In this tutorial, we’ll discuss the differences between ${} and $() in Bash. First, we’ll briefly review how command substitution and parameter expansion work in Bash. Then, we’ll dive into the differences between the two and discuss some use cases.

2. Command Substitution

Command substitution in Bash allows us to execute a command and substitute it with its standard output. Note this command executes within a subshell, which means it has its own environment and so it will not affect the parent shell’s environment.

Let’s now check a way to achieve command substitution:

$ var_date=$(date) && echo $var_date
Sat May  1 11:33:36 IST 2021

In this case, we are using the $(..) form where the command to be executed is enclosed between the parentheses. This form is the recommended syntax of command substitution.

3. Brace Parameter Expansion

Let’s run a couple of examples to understand how parameter expansion works:

$ price=5
$ echo "$priceUSD"

$ echo "${price}USD"
5USD

As we can observe from the output, we use {..} here as a disambiguation mechanism for delimiting tokens.

Adding double quotes around a variable tells Bash to treat it as a single word.
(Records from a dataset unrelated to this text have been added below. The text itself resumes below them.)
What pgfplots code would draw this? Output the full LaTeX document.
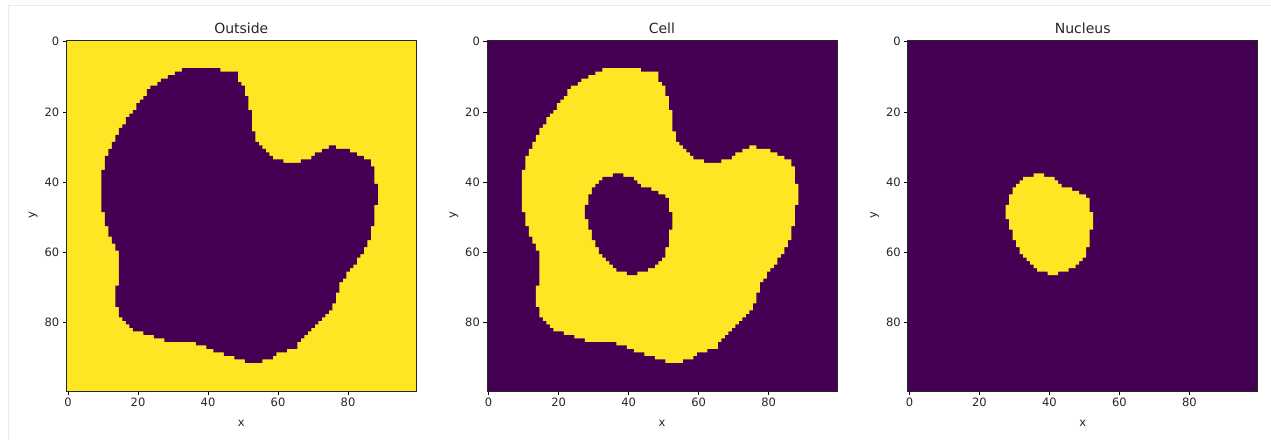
\documentclass[border=0pt]{standalone}
\usepackage{pgfplots}
\pgfplotsset{compat=1.18}
\usepackage{pgfplotstable}
\usepackage{fontspec}
\setmainfont{DejaVu Sans}
\definecolor{vdark}{RGB}{68,1,84}
\definecolor{vyellow}{RGB}{253,231,37}

% cell boundary (pixel-edge coordinates)
\pgfplotstableread{
x y
33 8
44 8
44 9
49 9
49 12
50 12
50 13
51 13
51 16
52 16
52 20
53 20
53 26
54 26
54 29
55 29
55 30
56 30
56 31
57 31
57 32
58 32
58 33
59 33
59 34
62 34
62 35
67 35
67 34
70 34
70 33
71 33
71 32
73 32
73 31
75 31
75 30
77 30
77 31
81 31
81 32
83 32
83 33
85 33
85 34
87 34
87 36
88 36
88 41
89 41
89 47
88 47
88 53
87 53
87 57
86 57
86 59
85 59
85 61
84 61
84 62
83 62
83 64
82 64
82 65
81 65
81 66
80 66
80 68
79 68
79 69
78 69
78 72
77 72
77 75
76 75
76 77
75 77
75 78
74 78
74 79
73 79
73 80
72 80
72 81
71 81
71 82
70 82
70 83
69 83
69 84
68 84
68 85
67 85
67 86
66 86
66 88
63 88
63 89
60 89
60 90
59 90
59 91
56 91
56 92
51 92
51 91
48 91
48 90
45 90
45 89
42 89
42 88
40 88
40 87
37 87
37 86
28 86
28 85
25 85
25 84
22 84
22 83
19 83
19 82
18 82
18 81
17 81
17 80
16 80
16 79
15 79
15 76
14 76
14 70
15 70
15 60
14 60
14 58
13 58
13 56
12 56
12 53
11 53
11 49
10 49
10 37
11 37
11 33
12 33
12 31
13 31
13 29
14 29
14 27
15 27
15 25
16 25
16 24
17 24
17 22
18 22
18 21
19 21
19 20
20 20
20 18
21 18
21 17
22 17
22 16
23 16
23 14
24 14
24 13
26 13
26 12
27 12
27 11
29 11
29 10
31 10
31 9
33 9
}\outerblob

% nucleus boundary (pixel-edge coordinates)
\pgfplotstableread{
x y
36 38
39 38
39 39
42 39
42 40
43 40
43 41
44 41
44 42
47 42
47 43
49 43
49 44
51 44
51 45
52 45
52 49
53 49
53 54
52 54
52 59
51 59
51 62
50 62
50 63
49 63
49 64
48 64
48 65
46 65
46 66
43 66
43 67
40 67
40 66
37 66
37 65
36 65
36 64
35 64
35 63
34 63
34 62
33 62
33 61
32 61
32 59
31 59
31 57
30 57
30 54
29 54
29 51
28 51
28 47
29 47
29 44
30 44
30 42
31 42
31 41
32 41
32 40
33 40
33 39
36 39
}\nucleus

\pgfplotsset{
  maskaxis/.style={
    scale only axis, width=350pt, height=351pt,
    anchor=north west,
    xmin=-0.5, xmax=99.5, ymin=-0.5, ymax=99.5, y dir=reverse,
    xtick={0,20,40,60,80}, ytick={0,20,40,60,80},
    tick align=outside, xtick pos=bottom, ytick pos=left,
    major tick length=3.5pt,
    tick style={black, line width=0.8pt},
    axis line style={line width=0.8pt, black!85},
    axis on top,
    ticklabel style={font=\fontsize{11.5}{13}\selectfont, text=black!85},
    /pgf/number format/assume math mode=true,
    xlabel=x, ylabel=y,
    label style={font=\fontsize{11.5}{13}\selectfont, text=black!85},
    xlabel style={at={(axis description cs:0.5,-0.091)}, anchor=center},
    ylabel style={at={(axis description cs:-0.0943,0.5)}, anchor=center},
    title style={at={(axis description cs:0.5,1.017)}, anchor=center, yshift=0pt, font=\fontsize{14}{16}\selectfont, text=black!85},
  }
}

\begin{document}
\begin{tikzpicture}
\useasboundingbox (0pt,0pt) rectangle (1271pt,-440pt);
\draw[black!8, line width=1pt] (8pt,-440pt) -- (8pt,-5pt) -- (1271pt,-5pt);

\begin{axis}[maskaxis, at={(66.3pt,-40pt)}, title=Outside,
  axis background/.style={fill=vyellow}]
\addplot[fill=vdark, draw=none] table[x expr=\thisrow{x}-0.5, y expr=\thisrow{y}-0.5] {\outerblob} -- cycle;
\end{axis}

\begin{axis}[maskaxis, at={(486.9pt,-40pt)}, title=Cell,
  axis background/.style={fill=vdark}]
\addplot[fill=vyellow, draw=none] table[x expr=\thisrow{x}-0.5, y expr=\thisrow{y}-0.5] {\outerblob} -- cycle;
\addplot[fill=vdark, draw=none] table[x expr=\thisrow{x}-0.5, y expr=\thisrow{y}-0.5] {\nucleus} -- cycle;
\end{axis}

\begin{axis}[maskaxis, at={(907.7pt,-40pt)}, title=Nucleus,
  axis background/.style={fill=vdark}]
\addplot[fill=vyellow, draw=none] table[x expr=\thisrow{x}-0.5, y expr=\thisrow{y}-0.5] {\nucleus} -- cycle;
\end{axis}
\end{tikzpicture}
\end{document}
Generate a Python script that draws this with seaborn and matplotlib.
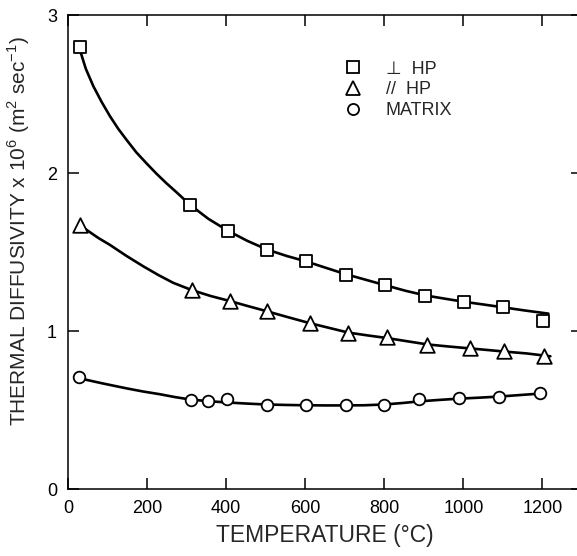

Hence, the first echo statement returns an empty output since the variable priceUSD is not defined.

However, using ${price} we were able to resolve the ambiguity. Clearly, in the second echo statement, we could concatenate the string USD  with the value of the price variable that was what we wanted to do.

Another interesting use of brace expansion is to generate arbitrary strings:

$ mkdir /home/shubh/baeldung/{linux,cs,java}
$ ls -lrt /home/shubh/baeldung/
total 0
drwxr-xr-x 1 shubh shubh 512 Mar 28 15:24 linux
drwxr-xr-x 1 shubh shubh 512 Mar 28 15:24 cs
drwxr-xr-x 1 shubh shubh 512 Mar 28 15:24 java

Note how we used the brace expansion to easily create multiple directories at once.

4. Differences

As we’ve seen in the previous sections, we should use $() when we want to capture the command result written to stdout. In such a case, the command, which will be executed in a new sub-shell, has to be specified within the parenthesis.

Using brace parameter expansion, on the other hand, we can specify a variable within {} to protect it against expansion. This is useful when the characters immediately following it can be interpreted as part of the variable name.

Let’s now verify those concepts using an example:

$ due_date="01-01"
$ echo "Status as of $(date +%m-%d-%Y) : The delivery is due on ${due_date}-2022"
Status as of 05-01-2021 : The delivery is due on 01-01-2022

In this example, we’re using the ${} form, i.e., brace expansion, to print the value of the due_date variable. Also, we are using the command substitution $()  to execute the date command print the current date.

5. Conclusion

In this article, we’ve learned the difference between the use of ${} and $() in Bash. First, we briefly reviewed the concepts of command substitution and parameter expansion. Finally, we discussed the differences along with some use-cases for the ${} and $() syntax.